Construction and Validation of a New Model for the Prediction of Rupture in Patients with Intracranial Aneurysms.

BACKGROUND

Despite progress in the detection of biological molecules that contribute to intracranial aneurysm (IA) development, many pathophysiological mechanisms remain unclear, particularly with regard to predicting IA rupture. In this study, we aimed to identify hub genes and construct a new model to predict IA rupture.

METHODS

Four datasets (62 ruptured IAs, 16 unruptured IAs, and 31 normal controls) were downloaded from the Gene Expression Omnibus. Differentially expressed genes (DEGs) were identified between the IAs and normal controls. All overlapping genes were analyzed using weighted gene co-expression network analysis. Functional enrichment analyses were performed using key modules.
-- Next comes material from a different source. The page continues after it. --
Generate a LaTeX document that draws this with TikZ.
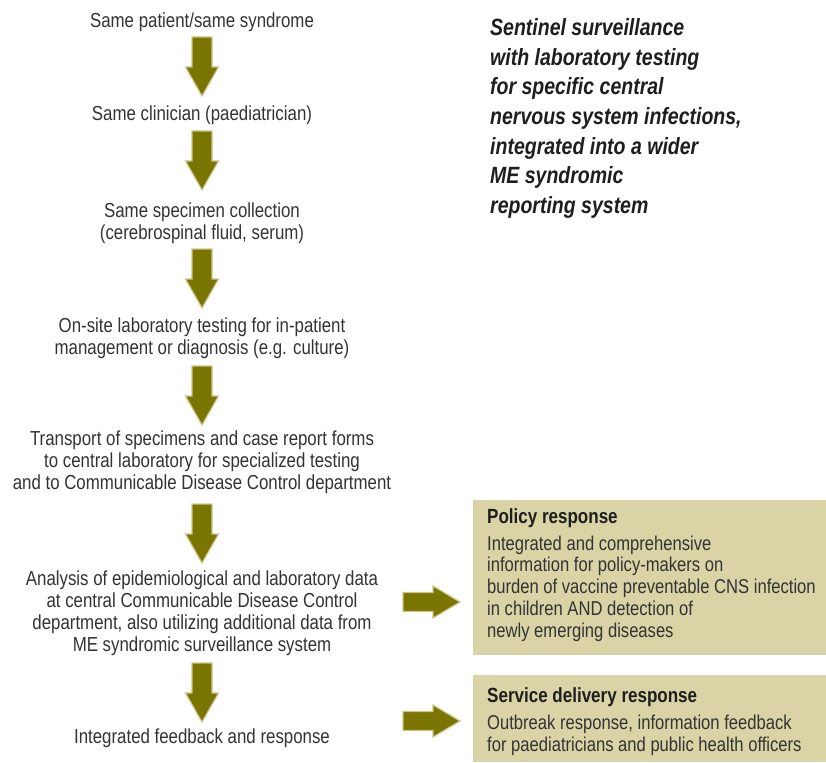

We then intersected the key module genes with DEGs. Protein-protein interaction networks were assessed to identify key hub genes. Least absolute shrinkage and selection operator logistic regression analysis was performed to construct a prediction model. A receiver operating characteristic curve was constructed to evaluate the reliability of the scoring system.

RESULTS

After intersection and normalization, 433 DEGs were identified and 15,388 genes were selected for weighted gene co-expression network analysis. The black module with 1145 genes exhibited the highest correlation with IA rupture. Many potential mechanisms are involved, such as the inflammatory response, innate immune response, extracellular exosome, and extracellular space. Thirty hub genes were selected from the protein-protein interaction, and 4 independent risk genes, TNFAIP6, NCF2, OSM, and IRAK3, were identified in the least absolute shrinkage and selection operator logistic regression model.

CONCLUSIONS

Our prediction model not only serves as a useful tool for assessing the risk of IA rupture, but the key genes identified herein could also serve as biomarkers and therapeutic targets.